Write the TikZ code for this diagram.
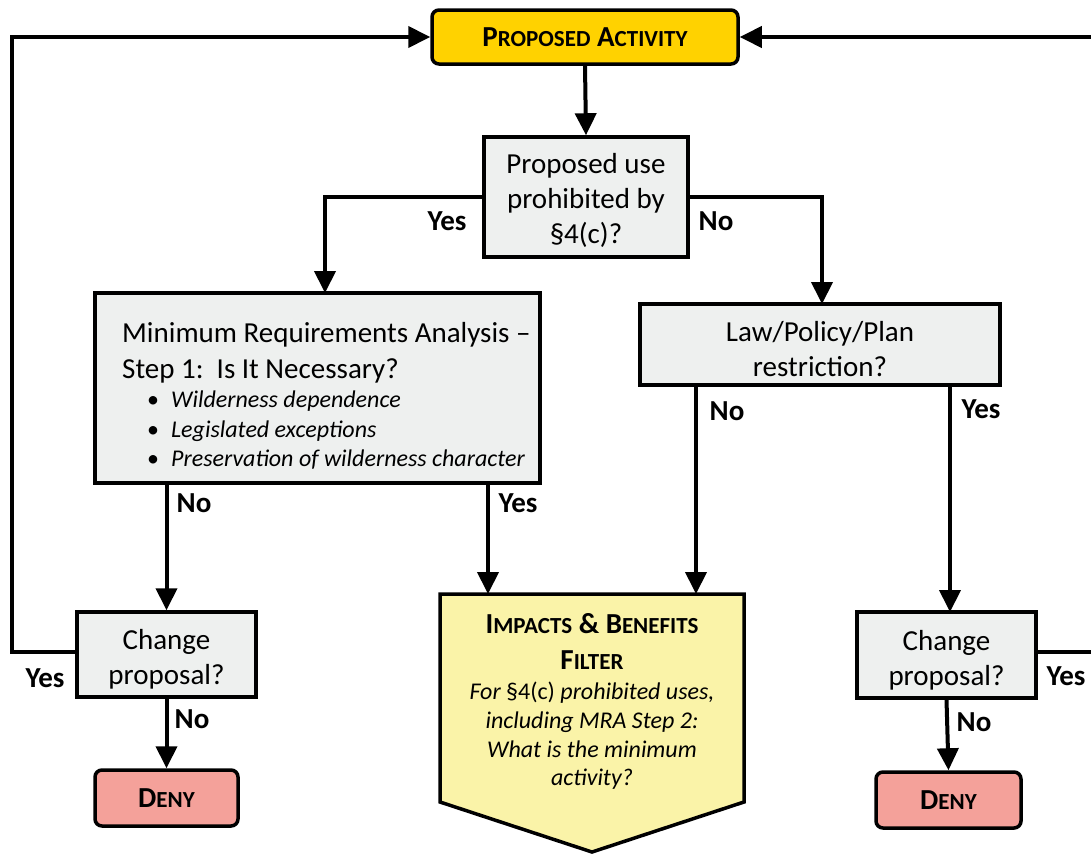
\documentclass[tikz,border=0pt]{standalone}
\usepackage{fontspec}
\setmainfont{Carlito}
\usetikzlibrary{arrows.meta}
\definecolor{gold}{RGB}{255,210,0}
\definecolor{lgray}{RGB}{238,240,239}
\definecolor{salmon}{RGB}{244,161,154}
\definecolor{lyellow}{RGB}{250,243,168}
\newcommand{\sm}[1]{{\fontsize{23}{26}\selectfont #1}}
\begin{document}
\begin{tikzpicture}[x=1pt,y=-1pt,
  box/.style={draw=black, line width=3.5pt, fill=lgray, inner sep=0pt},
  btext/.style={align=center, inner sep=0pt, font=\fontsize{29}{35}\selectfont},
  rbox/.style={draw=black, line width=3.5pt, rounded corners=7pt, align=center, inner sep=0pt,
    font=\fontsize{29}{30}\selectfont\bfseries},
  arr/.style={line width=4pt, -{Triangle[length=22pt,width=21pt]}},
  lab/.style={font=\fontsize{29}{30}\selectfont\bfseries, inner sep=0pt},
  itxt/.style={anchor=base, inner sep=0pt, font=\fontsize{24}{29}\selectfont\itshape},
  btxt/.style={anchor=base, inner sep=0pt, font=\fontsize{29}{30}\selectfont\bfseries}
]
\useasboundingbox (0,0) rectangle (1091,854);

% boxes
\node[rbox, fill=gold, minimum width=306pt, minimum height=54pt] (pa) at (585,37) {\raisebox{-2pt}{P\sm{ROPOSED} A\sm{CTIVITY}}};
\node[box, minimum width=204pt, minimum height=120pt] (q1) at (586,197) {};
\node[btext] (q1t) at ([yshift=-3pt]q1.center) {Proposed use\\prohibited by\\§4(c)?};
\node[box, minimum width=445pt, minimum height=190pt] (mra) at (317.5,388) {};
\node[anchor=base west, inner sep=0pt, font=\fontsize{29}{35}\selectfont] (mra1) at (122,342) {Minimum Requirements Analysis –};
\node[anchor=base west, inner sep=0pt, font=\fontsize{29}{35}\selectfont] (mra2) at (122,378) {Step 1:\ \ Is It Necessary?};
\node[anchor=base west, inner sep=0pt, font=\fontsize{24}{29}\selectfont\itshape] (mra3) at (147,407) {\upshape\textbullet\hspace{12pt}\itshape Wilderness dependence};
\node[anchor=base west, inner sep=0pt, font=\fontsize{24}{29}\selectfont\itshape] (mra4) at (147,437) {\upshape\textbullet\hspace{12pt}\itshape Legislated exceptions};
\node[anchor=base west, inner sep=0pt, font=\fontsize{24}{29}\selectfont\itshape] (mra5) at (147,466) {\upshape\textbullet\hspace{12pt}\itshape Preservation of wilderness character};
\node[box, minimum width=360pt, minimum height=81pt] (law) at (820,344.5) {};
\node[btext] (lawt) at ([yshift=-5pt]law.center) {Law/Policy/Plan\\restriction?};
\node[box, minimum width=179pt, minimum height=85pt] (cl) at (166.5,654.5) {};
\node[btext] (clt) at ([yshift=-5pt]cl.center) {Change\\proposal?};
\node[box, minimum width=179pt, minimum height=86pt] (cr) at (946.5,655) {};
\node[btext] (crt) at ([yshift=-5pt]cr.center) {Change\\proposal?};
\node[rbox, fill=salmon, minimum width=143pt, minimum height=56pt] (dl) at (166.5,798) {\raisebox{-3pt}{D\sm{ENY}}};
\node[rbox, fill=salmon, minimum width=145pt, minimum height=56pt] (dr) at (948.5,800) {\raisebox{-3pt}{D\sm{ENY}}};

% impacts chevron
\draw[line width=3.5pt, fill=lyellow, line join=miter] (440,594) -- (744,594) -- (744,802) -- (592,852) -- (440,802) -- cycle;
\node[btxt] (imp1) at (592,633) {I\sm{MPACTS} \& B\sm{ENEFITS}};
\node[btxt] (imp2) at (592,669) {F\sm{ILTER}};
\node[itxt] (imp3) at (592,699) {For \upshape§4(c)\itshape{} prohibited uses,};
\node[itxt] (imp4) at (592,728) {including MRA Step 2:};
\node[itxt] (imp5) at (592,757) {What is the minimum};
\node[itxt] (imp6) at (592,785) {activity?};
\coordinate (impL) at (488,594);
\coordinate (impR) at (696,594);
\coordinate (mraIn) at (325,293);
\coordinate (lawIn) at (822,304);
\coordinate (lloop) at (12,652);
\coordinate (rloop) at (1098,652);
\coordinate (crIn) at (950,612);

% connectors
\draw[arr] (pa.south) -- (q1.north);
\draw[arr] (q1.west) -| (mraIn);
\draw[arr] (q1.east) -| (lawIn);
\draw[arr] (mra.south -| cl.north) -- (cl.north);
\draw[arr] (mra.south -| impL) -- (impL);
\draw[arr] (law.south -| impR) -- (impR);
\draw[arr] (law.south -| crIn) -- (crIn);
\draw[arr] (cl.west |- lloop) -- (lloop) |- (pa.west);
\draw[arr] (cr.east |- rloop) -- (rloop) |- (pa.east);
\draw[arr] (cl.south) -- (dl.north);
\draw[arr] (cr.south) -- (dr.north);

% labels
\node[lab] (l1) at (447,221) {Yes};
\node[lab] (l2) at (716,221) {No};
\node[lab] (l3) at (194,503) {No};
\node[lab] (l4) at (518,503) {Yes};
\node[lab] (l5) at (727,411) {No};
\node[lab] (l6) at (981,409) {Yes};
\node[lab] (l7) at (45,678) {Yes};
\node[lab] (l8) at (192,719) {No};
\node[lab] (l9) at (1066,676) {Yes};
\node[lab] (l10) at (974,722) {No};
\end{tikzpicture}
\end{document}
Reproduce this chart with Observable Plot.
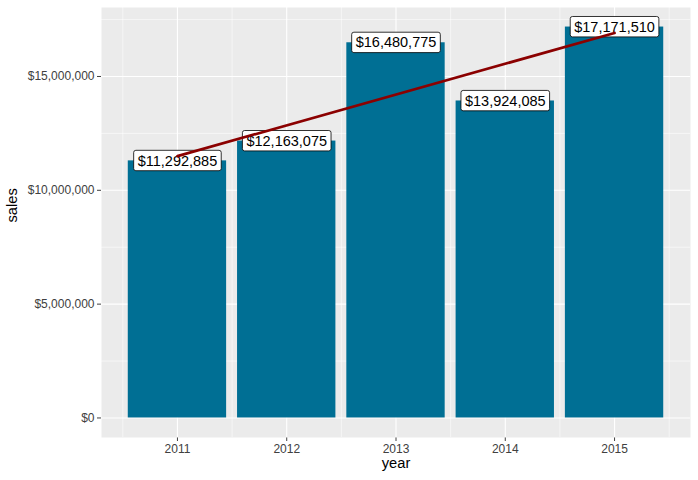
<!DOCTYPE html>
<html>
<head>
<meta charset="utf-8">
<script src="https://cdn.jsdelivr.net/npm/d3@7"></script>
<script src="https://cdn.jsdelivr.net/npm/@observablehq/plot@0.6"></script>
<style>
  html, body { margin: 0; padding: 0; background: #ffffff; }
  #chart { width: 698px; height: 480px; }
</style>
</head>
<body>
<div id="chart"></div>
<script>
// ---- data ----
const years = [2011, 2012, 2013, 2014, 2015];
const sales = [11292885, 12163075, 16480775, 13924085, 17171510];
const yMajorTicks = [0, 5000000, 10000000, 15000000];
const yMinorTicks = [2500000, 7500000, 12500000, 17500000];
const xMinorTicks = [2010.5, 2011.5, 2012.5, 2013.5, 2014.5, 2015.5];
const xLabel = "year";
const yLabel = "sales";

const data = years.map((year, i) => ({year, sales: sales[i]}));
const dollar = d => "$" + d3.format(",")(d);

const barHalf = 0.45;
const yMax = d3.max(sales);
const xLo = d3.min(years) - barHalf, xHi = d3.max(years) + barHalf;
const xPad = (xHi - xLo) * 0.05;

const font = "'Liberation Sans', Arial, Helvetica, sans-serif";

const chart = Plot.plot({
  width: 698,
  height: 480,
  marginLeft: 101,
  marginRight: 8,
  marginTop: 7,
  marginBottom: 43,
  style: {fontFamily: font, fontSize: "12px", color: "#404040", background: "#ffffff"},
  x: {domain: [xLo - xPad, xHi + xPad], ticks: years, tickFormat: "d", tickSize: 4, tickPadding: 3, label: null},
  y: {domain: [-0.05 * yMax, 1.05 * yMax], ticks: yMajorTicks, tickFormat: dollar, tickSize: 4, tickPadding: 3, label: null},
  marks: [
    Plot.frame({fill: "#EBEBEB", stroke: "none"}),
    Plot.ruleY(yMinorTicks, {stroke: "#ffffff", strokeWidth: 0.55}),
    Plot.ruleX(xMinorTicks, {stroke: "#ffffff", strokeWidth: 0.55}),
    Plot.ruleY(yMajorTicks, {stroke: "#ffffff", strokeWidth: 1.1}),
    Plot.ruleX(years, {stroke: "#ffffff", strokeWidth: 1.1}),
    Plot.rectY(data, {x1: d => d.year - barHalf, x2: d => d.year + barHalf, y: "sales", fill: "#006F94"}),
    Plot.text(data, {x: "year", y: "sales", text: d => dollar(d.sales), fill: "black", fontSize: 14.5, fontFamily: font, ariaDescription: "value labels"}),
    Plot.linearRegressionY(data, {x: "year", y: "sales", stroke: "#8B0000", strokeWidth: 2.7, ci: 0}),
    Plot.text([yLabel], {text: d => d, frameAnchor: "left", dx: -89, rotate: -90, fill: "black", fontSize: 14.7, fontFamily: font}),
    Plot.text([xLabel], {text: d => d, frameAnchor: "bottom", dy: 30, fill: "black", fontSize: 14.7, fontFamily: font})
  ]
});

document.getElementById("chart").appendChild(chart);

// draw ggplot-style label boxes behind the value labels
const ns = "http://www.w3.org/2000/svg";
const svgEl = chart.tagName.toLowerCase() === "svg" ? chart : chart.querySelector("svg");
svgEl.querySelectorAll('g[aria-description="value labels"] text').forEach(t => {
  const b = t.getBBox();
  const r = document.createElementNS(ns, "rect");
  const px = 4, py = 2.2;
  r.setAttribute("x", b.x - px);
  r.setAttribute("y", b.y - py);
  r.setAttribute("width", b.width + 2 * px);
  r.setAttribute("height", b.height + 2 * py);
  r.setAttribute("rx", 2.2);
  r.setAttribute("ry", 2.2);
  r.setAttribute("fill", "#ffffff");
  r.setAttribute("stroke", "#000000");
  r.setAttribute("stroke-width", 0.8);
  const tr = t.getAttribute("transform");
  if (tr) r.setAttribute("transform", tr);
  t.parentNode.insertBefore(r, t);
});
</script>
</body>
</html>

* **REQUEST**
Leave out the pictures and repeat the lines from the start of the material through the line with "(0,0) rectangle (1091,854);", inclusive.

* **CORRECT RESULT**
Write the TikZ code for this diagram.
\documentclass[tikz,border=0pt]{standalone}
\usepackage{fontspec}
\setmainfont{Carlito}
\usetikzlibrary{arrows.meta}
\definecolor{gold}{RGB}{255,210,0}
\definecolor{lgray}{RGB}{238,240,239}
\definecolor{salmon}{RGB}{244,161,154}
\definecolor{lyellow}{RGB}{250,243,168}
\newcommand{\sm}[1]{{\fontsize{23}{26}\selectfont #1}}
\begin{document}
\begin{tikzpicture}[x=1pt,y=-1pt,
  box/.style={draw=black, line width=3.5pt, fill=lgray, inner sep=0pt},
  btext/.style={align=center, inner sep=0pt, font=\fontsize{29}{35}\selectfont},
  rbox/.style={draw=black, line width=3.5pt, rounded corners=7pt, align=center, inner sep=0pt,
    font=\fontsize{29}{30}\selectfont\bfseries},
  arr/.style={line width=4pt, -{Triangle[length=22pt,width=21pt]}},
  lab/.style={font=\fontsize{29}{30}\selectfont\bfseries, inner sep=0pt},
  itxt/.style={anchor=base, inner sep=0pt, font=\fontsize{24}{29}\selectfont\itshape},
  btxt/.style={anchor=base, inner sep=0pt, font=\fontsize{29}{30}\selectfont\bfseries}
]
\useasboundingbox (0,0) rectangle (1091,854);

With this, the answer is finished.